New Zealand: A pall of gloom hung over this small New Zealand town on Thursday as the government promised an independent inquiry to try to answer what caused the country's worst mining disaster in nearly 70 years.

Flags flew at half mast under grey skies in Greymouth on the rugged west coast of the South Island in memory of the 29 miners trapped nearly a week ago, who police said would not have survived a second explosion in the Pike River Coal mine on Wednesday.

"The country is unified in its grief and hopefully it will give some comfort to the families that have been left behind," Prime Minister John Key told Radio New Zealand, adding that an independent inquiry would be held in addition to probes by the Police, the Labour Department and Pike River Coal.

"We need answers to what happened at Pike River. We owe it to those families," he said.

The 29 miners were trapped in the 2.3 km (1.4 mile) main tunnel last Friday night when methane gas caused a massive explosion in the mountain. Two other miners working away from the coal face narrowly escaped and walked out of the mine.
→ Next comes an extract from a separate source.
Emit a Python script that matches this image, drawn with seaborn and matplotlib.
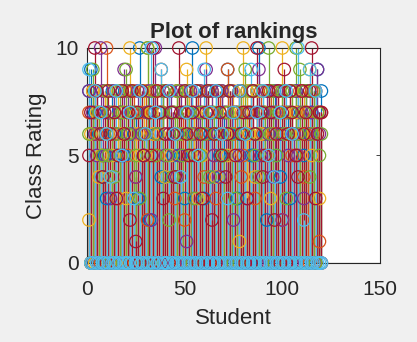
import numpy as np
import pandas as pd
import matplotlib
matplotlib.use("Agg")
import matplotlib.pyplot as plt
import seaborn as sns

students = list(range(1, 121))
s_blue = [8,9,0,7,8,6,0,4,5,3, 7,0,8,6,5,0,7,8,5,0,
          6,8,0,6,7,3,10,0,5,8, 7,2,0,8,6,0,7,4,8,4,
          0,8,7,5,0,6,8,5,0,3, 8,7,0,10,6,8,0,7,6,3,
          8,0,6,7,4,8,0,5,8,7, 0,9,6,8,0,7,3,6,0,6,
          7,8,0,5,5,0,8,10,7,0, 6,2,8,0,7,8,5,0,4,6,
          8,0,7,3,6,0,8,7,6,0, 5,8,0,6,7,8,0,9,7,8]
s_orange = [7,0,8,6,6,7,0,5,8,10, 0,7,6,8,0,3,7,0,6,8,
            5,0,7,8,4,0,6,7,0,8, 2,0,7,6,8,5,0,9,7,0,
            8,6,0,7,3,8,0,6,7,2, 0,8,5,7,0,6,8,0,7,4,
            6,8,0,7,5,3,0,8,6,0, 7,9,8,0,6,7,0,8,4,5,
            0,7,6,8,0,3,7,0,8,6, 7,0,5,8,6,0,7,8,0,2,
            6,7,0,8,5,0,5,7,8,0, 4,6,7,0,8,6,0,7,1,7]
s_yellow = [2,6,8,0,7,4,5,0,8,6, 0,4,5,7,0,8,6,0,7,3,
            0,10,8,0,6,7,5,0,8,5, 10,0,7,6,0,8,6,7,0,4,
            8,0,5,7,6,0,8,6,0,7, 9,8,0,6,7,0,3,8,5,0,
            10,7,0,8,6,4,0,7,8,0, 6,5,7,0,8,5,0,1,7,10,
            0,8,6,7,0,4,8,0,6,7, 5,0,8,3,0,7,6,8,0,10,
            7,0,6,6,8,0,7,5,0,6, 8,7,0,9,5,0,8,7,3,0]
s_purple = [8,0,7,6,5,0,10,8,0,5, 7,3,0,8,6,0,7,5,9,0,
            8,6,0,7,4,8,0,6,5,0, 7,8,2,0,10,6,0,7,8,5,
            0,6,8,7,0,4,5,8,0,7, 1,0,8,6,3,0,7,8,0,6,
            9,0,7,8,5,0,6,4,8,0, 7,6,0,8,2,0,7,5,8,0,
            6,3,0,7,8,6,0,9,5,7, 0,8,6,0,4,7,8,0,6,2,
            8,0,5,7,0,6,8,5,0,7, 3,8,0,6,7,0,8,9,6,0]
s_green = [6,0,9,8,0,7,6,5,0,8, 5,0,7,4,6,0,8,7,0,9,
           6,8,0,7,5,0,3,8,6,0, 10,7,0,8,5,6,0,7,8,0,
           5,2,0,4,7,8,0,6,5,0, 8,7,6,0,3,8,0,5,7,6,
           0,8,4,0,7,6,8,0,5,5, 0,7,8,6,0,3,7,0,8,6,
           9,0,7,8,0,5,6,4,0,8, 7,0,10,6,8,0,5,7,0,8,
           6,3,0,7,8,0,10,6,9,0, 7,8,0,4,6,8,0,7,5,6]
s_darkred = [5,7,0,10,8,0,6,4,7,0, 8,6,0,7,3,5,0,8,6,0,
             7,2,8,0,1,7,0,8,5,6, 0,7,5,10,0,8,7,0,3,6,
             8,0,7,6,4,0,10,7,0,8, 6,5,0,7,5,8,0,6,3,0,
             7,8,0,2,6,0,8,7,5,0, 4,6,8,0,7,5,0,8,6,7,
             0,3,7,0,8,6,10,0,7,4, 5,0,8,7,0,2,6,8,0,7,
             9,0,6,8,7,0,5,4,0,8, 6,7,0,8,10,0,3,6,7,7]
s_lightblue = [9,0,0,8,0,0,7,0,0,6, 0,4,0,0,8,0,0,5,0,0,
               0,7,0,3,0,0,8,0,0,6, 0,0,10,0,7,0,0,9,0,0,
               0,8,0,0,6,0,0,4,0,0, 7,0,0,8,0,0,5,0,0,9,
               0,0,7,0,0,8,0,0,6,0, 0,3,0,0,7,0,0,8,0,0,
               6,0,0,9,0,0,7,0,0,8, 0,0,5,0,0,4,0,0,7,0,
               0,8,0,0,6,0,0,10,0,0, 2,0,0,9,0,0,8,0,0,0]

series_names = ["blue", "orange", "yellow", "purple", "green", "darkred", "lightblue"]
series_vals = [s_blue, s_orange, s_yellow, s_purple, s_green, s_darkred, s_lightblue]
colors = ["#0072BD", "#D95319", "#EDB120", "#7E2F8E", "#77AC30", "#A2142F", "#4DBEEE"]

df = pd.concat([pd.DataFrame({"Student": students, "Rating": v, "series": n})
                for n, v in zip(series_names, series_vals)], ignore_index=True)

sns.set_style("white")
plt.rcParams["font.family"] = ["Liberation Sans", "DejaVu Sans"]

fig = plt.figure(figsize=(4.17, 3.42), dpi=100, facecolor="#f0f0f0")
ax = fig.add_axes([0.2086, 0.231, 0.7027, 0.6287])
ax.set_facecolor("white")

# stems
for n, c in zip(series_names, colors):
    sub = df[df["series"] == n]
    ax.vlines(sub["Student"], 0, sub["Rating"], colors=c, linewidth=0.9, zorder=2)

sns.scatterplot(data=df, x="Student", y="Rating", hue="series",
                palette=dict(zip(series_names, colors)), s=80, marker="o",
                linewidth=0.9, legend=False, ax=ax, zorder=3)
coll = ax.collections[-1]
fc = coll.get_facecolors()
coll.set_edgecolors(fc)
coll.set_facecolors("none")
coll.set_clip_on(False)

ax.axhline(0, color="black", linewidth=0.8, zorder=1)

ax.set_xlim(0, 150)
ax.set_ylim(0, 10)
ax.set_xticks([0, 50, 100, 150])
ax.set_yticks([0, 5, 10])
ax.tick_params(direction="in", top=True, right=True, labelsize=15,
               length=3, width=0.6, colors="#262626")
ax.tick_params(axis="x", pad=12)
ax.tick_params(axis="y", pad=6)
for sp in ax.spines.values():
    sp.set_visible(True)
    sp.set_color("#262626")
    sp.set_linewidth(0.8)

ax.set_xlabel("Student", fontsize=16, color="#262626", labelpad=7)
ax.set_ylabel("Class Rating", fontsize=16, color="#262626", labelpad=6)
ax.set_title("Plot of rankings", fontsize=16, fontweight="bold", pad=7)

fig.savefig("out.png", dpi=100, facecolor=fig.get_facecolor())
On Wednesday, rescue teams had been readying to enter the mine and were reviewing deadly gas levels which had stopped them entering the mine, when the second gas explosion occurred.

The miners' relatives had pleaded for rescue teams to enter the mine to find their husbands and sons.

There had been no contact with the trapped men, and robots and electronic devices used to explore the mine found no signs that any had survived the initial blast.

The mayor of the Grey District said the disaster was the region's "worst hour," but families needed to retrieve the bodies of the miners.

"We'll get someone down that mine, we'll get those bodies back because these people won't have closure," said Tony Kokshoorn.

The Pike River mine, on the sparsely populated west coast of the South Island, is close to the site of New Zealand's worst mining disaster, where 65 miners were killed by gas in the Brunner coal mine in 1896.

The father of one of those killed, who had been outspoken about the way the rescue effort was handled, said he would not rest until he got answers.

"I'll make sure of that...it doesn't matter how long it takes, I'll get the truth," said Laurie Drew, father of 21-year-old miner Zen.

Around 200 people, including one of the survivors, miners' families and the mine company's senior executives, attended a church service on Wednesday night to mourn.

The scale of the disaster, the greatest loss of life from one event in the country of about four million since the Wahine inter-island ferry sank more than forty years ago, is reverberating across the nation.

The New Zealand stock exchange said the market would open five minutes late as a mark of respect for the disaster.

Authorities are believed to be looking at pumping inert gases such as carbon dioxide and nitrogen in the mine to put out any fires inside the mine before making any attempt to recover the bodies.